A West Midlands family have been commended by Coroner for “tenacity and perseverance in seeking answers”.
Russell’s Hall Hospital falls under the Dudley Group NHS Foundation Trust.
What was the case?
In July 2017 Mrs Dunn was admitted to Russell’s Hall Hospital after developing swelling of her tongue which was causing her difficulty in breathing. Whilst in hospital, it was clear Mrs Dunn required an emergency tracheostomy in order to help secure her airway, however, a tracheostomy kit was unavailable.
Following this there was then a delay in finding a basic scalpel to perform the emergency procedure which would have helped Mrs Dunn to breathe. Mrs Dunn went on to suffer a lack of blood flow to the brain and a cardiac arrest, and sadly died 5 days later. Medical experts giving evidence have confirmed that the unnecessary delays in Mrs Dunn’s care had contributed to her death.
Initially, the hospital reported Mrs Dunn’s death to the Coroner, however failed to mention the concerns which had been raised around her treatment and the delays in securing the lifesaving equipment. As a result, an Inquest was not listed at the time. The family of Mrs Dunn were also not informed of the sequence of events until they requested copies of her medical records almost two years later.
After the family were made aware of the real sequence of events, we were instructed to contact the Coroner and provide further information so that the death could be reconsidered. After detailed submissions to the Coroner, an Inquest was opened and took place on 3 – 5 March 2021.
What was the outcome?
Following a review of Mrs Dunn’s case, it was clear that the lack of provisions set in place by Russell’s Hall Hospital had contributed to her death. The hospital staff were unable to locate the necessary equipment, including a basic scalpel, and the Coroner found that this resulted in delays in providing the treatment which Mrs Dunn urgently required.
During the inquest Black Country Coroner Zafar Siddique commended Mrs Dunn’s family for their “tenacity and perseverance in seeking the proper answers to the questions they have had for so long.”
Chartered Legal Executive Michael Portman-Hann said the family were grateful to the Coroner for recognising their concerns and investigating the sequence of events which led to Mrs Dunn’s death on 17 July 2017. “There was no formal investigation at the time of Mrs Dunn death and her family were not told about the circumstances until they requested Mrs Dunn’s medical records over 18 months later.” “Her family had so many questions and concerns about the care she received and this inquest has helped provide them with the answers they so desperately wanted and deserved.”

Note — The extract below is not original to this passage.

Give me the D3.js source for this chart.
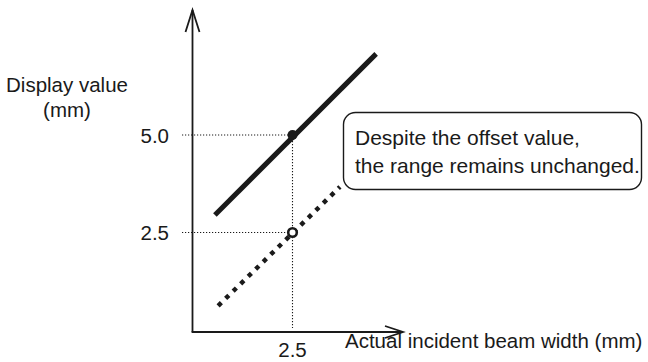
<!DOCTYPE html>
<html><head><meta charset="utf-8">
<script src="https://cdn.jsdelivr.net/npm/d3@7"></script>
<style>
html,body{margin:0;padding:0;background:#fff;}
svg{display:block;font-family:"Liberation Sans",Arial,Helvetica,sans-serif;}
</style></head>
<body>
<script>
// Data
const yTicks = [2.5, 5.0];
const yTickLabels = ["2.5", "5.0"];
const xTicks = [2.5];
const xTickLabels = ["2.5"];
const solidLine = [[0.57, 2.95], [4.58, 7.08]];   // with offset
const dottedLine = [[0.65, 0.62], [3.68, 3.67]];  // without offset
const markerFilled = [[2.5, 5.0]];
const markerOpen = [[2.5, 2.5]];
const yTitle = ["Display value", "(mm)"];
const xTitle = "Actual incident beam width (mm)";
const callout = ["Despite the offset value,", "the range remains unchanged."];

const W = 648, H = 362;
const FS = 20.5;
const svg = d3.select("body").append("svg").attr("width", W).attr("height", H);
const x = d3.scaleLinear().domain([0, 2.5]).range([192, 292.5]);
const y = d3.scaleLinear().domain([0, 5]).range([330, 135]);
const ink = "#1a1a1a";
const xAxisY = 332, yAxisX = 192.5;

// Guide dotted lines
yTicks.forEach(v => {
  svg.append("line").attr("x1", 182).attr("x2", x(2.5)).attr("y1", y(v)).attr("y2", y(v))
    .attr("stroke", ink).attr("stroke-width", 1.1).attr("stroke-dasharray", "1.2,1.8");
});
xTicks.forEach(v => {
  svg.append("line").attr("x1", x(v)).attr("x2", x(v)).attr("y1", y(5)).attr("y2", 328)
    .attr("stroke", ink).attr("stroke-width", 1.1).attr("stroke-dasharray", "1.2,1.8");
});

// Axes with open arrowheads
svg.append("line").attr("x1", yAxisX).attr("x2", yAxisX).attr("y1", xAxisY).attr("y2", 10)
  .attr("stroke", ink).attr("stroke-width", 1.8);
svg.append("path").attr("d", `M${yAxisX-7},32 L${yAxisX},10 L${yAxisX+7},32`)
  .attr("fill", "none").attr("stroke", ink).attr("stroke-width", 1.8);
svg.append("line").attr("x1", yAxisX - 0.9).attr("x2", 403).attr("y1", xAxisY).attr("y2", xAxisY)
  .attr("stroke", ink).attr("stroke-width", 1.8);
svg.append("path").attr("d", `M385,326 L403,${xAxisY} L385,338`)
  .attr("fill", "none").attr("stroke", ink).attr("stroke-width", 1.8);

// Callout box
svg.append("rect").attr("x", 343.5).attr("y", 112.5).attr("width", 298).attr("height", 77)
  .attr("rx", 12).attr("ry", 12).attr("fill", "#fff").attr("stroke", ink).attr("stroke-width", 1.4);
svg.append("g").selectAll("text").data(callout).join("text")
  .attr("x", 355).attr("y", (d, i) => 145 + i * 27.5)
  .attr("font-size", 21).attr("fill", ink).text(d => d);

const line = d3.line().x(d => x(d[0])).y(d => y(d[1]));
svg.append("path").attr("d", line(solidLine)).attr("fill", "none")
  .attr("stroke", ink).attr("stroke-width", 5);
svg.append("path").attr("d", line(dottedLine)).attr("fill", "none")
  .attr("stroke", ink).attr("stroke-width", 4.5).attr("stroke-dasharray", "4.5,6");

svg.selectAll("circle.f").data(markerFilled).join("circle").attr("class", "f")
  .attr("cx", d => x(d[0])).attr("cy", d => y(d[1])).attr("r", 5).attr("fill", ink);
svg.selectAll("circle.o").data(markerOpen).join("circle").attr("class", "o")
  .attr("cx", d => x(d[0])).attr("cy", d => y(d[1])).attr("r", 4.3)
  .attr("fill", "#fff").attr("stroke", ink).attr("stroke-width", 2.6);

// Tick labels
svg.selectAll("text.yt").data(yTicks).join("text").attr("class", "yt")
  .attr("x", 169).attr("y", d => y(d) + 7.5).attr("text-anchor", "end")
  .attr("font-size", FS).attr("fill", ink).text((d, i) => yTickLabels[i]);
svg.selectAll("text.xt").data(xTicks).join("text").attr("class", "xt")
  .attr("x", d => x(d)).attr("y", 357).attr("text-anchor", "middle")
  .attr("font-size", FS).attr("fill", ink).text((d, i) => xTickLabels[i]);

// Titles
svg.selectAll("text.yti").data(yTitle).join("text").attr("class", "yti")
  .attr("x", 67).attr("y", (d, i) => 92 + i * 25).attr("text-anchor", "middle")
  .attr("font-size", FS).attr("fill", ink).text(d => d);
svg.append("text").attr("x", 345).attr("y", 348).attr("font-size", FS)
  .attr("fill", ink).text(xTitle);
</script>
</body></html>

Mrs Dunn’s Granddaughter, Sarah George, added: “Something about the care provided never really felt right to us, which is why we requested the medical records and looked into it further. We are so glad that we did, and didn’t just ignore our gut instinct, as had we not pushed for answers we would never have known about the issues which occurred in the treatment provided. We hope that some good can come out of this and that the Trust recognise it is important that open investigations are performed and families made aware of potential issues in treatment so that further distress can be avoided.”
Chief Executive for the Dudley Group NHS Trust, Dianne Wake, said “We would like to offer our sincere condolences to Dorothy Dunn’s family on her very sad death in 2017 while she was in our care. We fully accept the conclusion and findings of the Coroner”. In addition, the Chief Executive of the Trust was asked to write to the Coroner and confirm that all future reports will include details of any concerns raised by treating clinicians, so that a full consideration of the facts can occur before deciding to list an Inquest or not.